Although the voltage change did not pose any immediate threat, and the vehicle did not enter a safe mode status, nor was it related to the earlier software reset, such soft shorts can reduce the robustness of the rover’s electrical systems for tolerating other shorts in the future. Further, they can indicate a possible problem in whichever component is the site of the short. Hence the decision to suspend science operations and take time to check some of the possible root causes for the voltage change.
Subsequent analysis revealed that the voltage drop occurred intermittently three times in the hours before it became persistent. Some six days were spent in root cause analysis using data returned by the rover, which saw a number of potential causes suggested by mission engineers eliminated. This resulted in the most likely cause being identified as an internal short in Curiosity’s power source, the Multi-Mission Radioisotope Thermoelectric Generator (MMRTG or RTG for short).
Due to resiliency in the RTG design, this type of short does not affect operation of the power source or the rover. In fact, similar generators on other spacecraft, including NASA’s Cassini at Saturn, have experienced shorts with no loss of capability, and testing of an Earth-based RTG over many years found no loss of capability despite the presence of these types of internal shorts.
As a result of these findings, the rover was commanded to re-start science activities on November 23rd, and data returned from Curiosity’s onboard monitoring systems indicated that voltage levels had successfully returned to levels prior to that of the November 17th incident, a sign which is again indicative of an internal short within the RTG systems.

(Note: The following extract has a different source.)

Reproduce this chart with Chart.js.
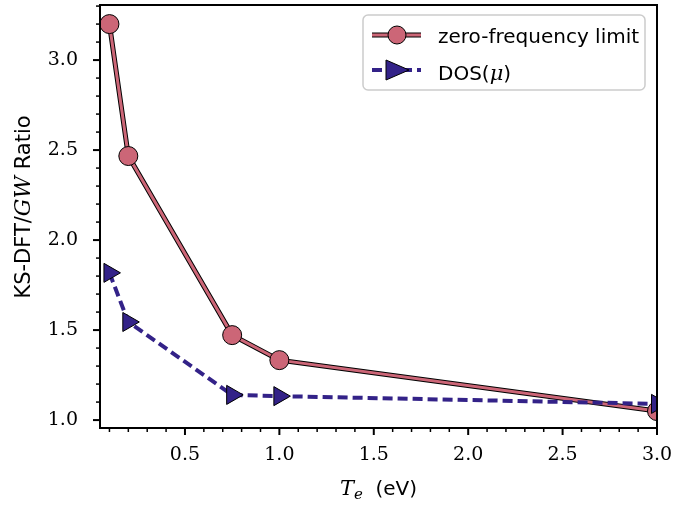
<!DOCTYPE html>
<html>
<head>
<meta charset="utf-8">
<script src="https://cdn.jsdelivr.net/npm/chart.js@4"></script>
<style>
  html, body { margin: 0; padding: 0; background: #fff; }
  #wrap { width: 675px; height: 506px; }
</style>
</head>
<body>
<div id="wrap"><canvas id="ratio-chart"></canvas></div>
<script>
// data
const temps = [0.1, 0.2, 0.75, 1.0, 3.0];
const zeroFreq = [3.2, 2.467, 1.472, 1.333, 1.05];
const dosMu = [1.818, 1.545, 1.14, 1.133, 1.09];
const xTicks = [0.5, 1.0, 1.5, 2.0, 2.5, 3.0];
const yTicks = [1.0, 1.5, 2.0, 2.5, 3.0];
const seriesNames = ["zero-frequency limit", "DOS(\u03bc)"];

const RED = "#cc6677";
const BLUE = "#332288";
const SANS = "20px 'DejaVu Sans'";
const ITAL = "italic 21px 'DejaVu Serif'";

const toPoints = (ys) => temps.map((t, i) => ({ x: t, y: ys[i] }));

// draw text made of [text, font, dy] pieces in a row
function drawParts(c, parts, x, y, align) {
  let total = 0;
  parts.forEach((p) => { c.font = p[1]; total += c.measureText(p[0]).width; });
  let off = align === "center" ? x - total / 2 : x;
  c.textAlign = "left";
  parts.forEach((p) => {
    c.font = p[1];
    c.fillText(p[0], off, y + (p[2] || 0));
    off += c.measureText(p[0]).width;
  });
}

// axis box, minor/major ticks, axis titles, legend
const decorPlugin = {
  id: "decor",
  afterDraw(chart) {
    const c = chart.ctx;
    const a = chart.chartArea;
    const xs = chart.scales.x;
    const ys = chart.scales.y;
    c.save();
    c.strokeStyle = "#000";

    const tick = (x1, y1, x2, y2, w) => {
      c.lineWidth = w;
      c.beginPath();
      c.moveTo(x1, y1);
      c.lineTo(x2, y2);
      c.stroke();
    };
    for (let i = 1; i <= 30; i++) {
      const v = i / 10;
      if (v < xs.min || v > xs.max) continue;
      const px = xs.getPixelForValue(v);
      const major = i % 5 === 0;
      tick(px, a.bottom, px, a.bottom + (major ? 7 : 4), major ? 2 : 1.5);
    }
    for (let i = 9; i <= 33; i++) {
      const v = i / 10;
      if (v < ys.min || v > ys.max) continue;
      const py = ys.getPixelForValue(v);
      const major = i % 5 === 0;
      tick(a.left, py, a.left - (major ? 7 : 4), py, major ? 2 : 1.5);
    }

    // frame
    c.lineWidth = 2;
    c.strokeRect(a.left, a.top, a.right - a.left, a.bottom - a.top);

    // axis titles
    c.fillStyle = "#000";
    c.textBaseline = "alphabetic";
    c.save();
    c.translate(30, 207);
    c.rotate(-Math.PI / 2);
    drawParts(c, [["KS-DFT/", "21px 'DejaVu Sans'"], ["GW", "italic 22px 'DejaVu Serif'"],
      [" Ratio", "21px 'DejaVu Sans'"]], 0, 0, "center");
    c.restore();
    drawParts(c, [["T", ITAL], ["e", "italic 15px 'DejaVu Serif'", 4], ["  (eV)", SANS]],
      (a.left + a.right) / 2, 495, "center");

    // legend
    const lx = 363, ly = 15, lw = 282, lh = 75;
    c.beginPath();
    c.roundRect(lx, ly, lw, lh, 5);
    c.fillStyle = "rgba(255,255,255,0.85)";
    c.fill();
    c.lineWidth = 1.5;
    c.strokeStyle = "#cccccc";
    c.stroke();

    let ey = 35;
    c.strokeStyle = "#000";
    c.lineWidth = 5;
    c.beginPath(); c.moveTo(372, ey); c.lineTo(421, ey); c.stroke();
    c.strokeStyle = RED;
    c.lineWidth = 3;
    c.beginPath(); c.moveTo(372, ey); c.lineTo(421, ey); c.stroke();
    c.beginPath();
    c.arc(397, ey, 9, 0, Math.PI * 2);
    c.fillStyle = RED; c.fill();
    c.strokeStyle = "#000"; c.lineWidth = 1; c.stroke();

    ey = 70;
    c.strokeStyle = BLUE;
    c.lineWidth = 4;
    c.setLineDash([10, 5]);
    c.beginPath(); c.moveTo(372, ey); c.lineTo(421, ey); c.stroke();
    c.setLineDash([]);
    c.beginPath();
    c.moveTo(409, ey);
    c.lineTo(386, ey - 10);
    c.lineTo(386, ey + 10);
    c.closePath();
    c.fillStyle = BLUE; c.fill();
    c.strokeStyle = "#000"; c.lineWidth = 1; c.stroke();

    c.fillStyle = "#000";
    drawParts(c, [[seriesNames[0], SANS]], 438, 43, "left");
    drawParts(c, [["DOS(", SANS], ["\u03bc", ITAL], [")", SANS]], 438, 80, "left");
    c.restore();
  },
};

// keep Chart.js from adding label overflow padding around the plot
const noPad = (s) => {
  s.paddingTop = 0;
  s.paddingBottom = 0;
  s.paddingLeft = 0;
  s.paddingRight = 0;
};

const ctx = document.getElementById("ratio-chart");

new Chart(ctx, {
  type: "line",
  data: {
    datasets: [
      {
        label: seriesNames[1],
        data: toPoints(dosMu),
        borderColor: BLUE,
        borderWidth: 4,
        borderDash: [10, 5],
        pointStyle: "triangle",
        pointRotation: 90,
        pointRadius: 11,
        pointBackgroundColor: BLUE,
        pointBorderColor: "#000",
        pointBorderWidth: 1,
        order: 0,
      },
      {
        label: seriesNames[0],
        data: toPoints(zeroFreq),
        borderColor: RED,
        borderWidth: 3,
        pointStyle: "circle",
        pointRadius: 9.5,
        pointBackgroundColor: RED,
        pointBorderColor: "#000",
        pointBorderWidth: 1,
        order: 1,
      },
      {
        // dark outline under the red line
        label: "outline",
        data: toPoints(zeroFreq),
        borderColor: "#000",
        borderWidth: 5,
        pointRadius: 0,
        order: 2,
      },
    ],
  },
  options: {
    responsive: true,
    maintainAspectRatio: false,
    animation: false,
    events: [],
    layout: { autoPadding: false, padding: { top: 5, right: 18, left: 0, bottom: 0 } },
    plugins: {
      legend: { display: false },
      tooltip: { enabled: false },
    },
    scales: {
      x: {
        type: "linear",
        min: 0.05,
        max: 3.0,
        afterBuildTicks: (s) => { s.ticks = xTicks.map((v) => ({ value: v })); },
        afterFit: (s) => { s.height = 78; noPad(s); },
        grid: { display: false, drawTicks: false },
        border: { display: false },
        ticks: {
          padding: 16,
          color: "#000",
          maxRotation: 0,
          font: { family: "DejaVu Serif", size: 19 },
          callback: (v) => Number(v).toFixed(1),
        },
      },
      y: {
        type: "linear",
        min: 0.956,
        max: 3.306,
        afterBuildTicks: (s) => { s.ticks = yTicks.map((v) => ({ value: v })); },
        afterFit: (s) => { s.width = 100; noPad(s); },
        grid: { display: false, drawTicks: false },
        border: { display: false },
        ticks: {
          padding: 22,
          color: "#000",
          font: { family: "DejaVu Serif", size: 19 },
          callback: (v) => Number(v).toFixed(1),
        },
      },
    },
  },
  plugins: [decorPlugin],
});
</script>
</body>
</html>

The resumption of science activities was marked by the rover delivering a further sample of rock cutting gathered some 6 months ago from an outcrop dubbed “Cumberland” in the “Yellowknife Bay” area of Gale Crater. A number of samples from the outcrop have already been analysed by the Sample Analysis at Mars (SAM) suite of instruments, which has the flexibility to be able to carry out such analyses a number of different ways, allowing significantly more data to be gathered on samples of the same rock gathered and stored by the rover.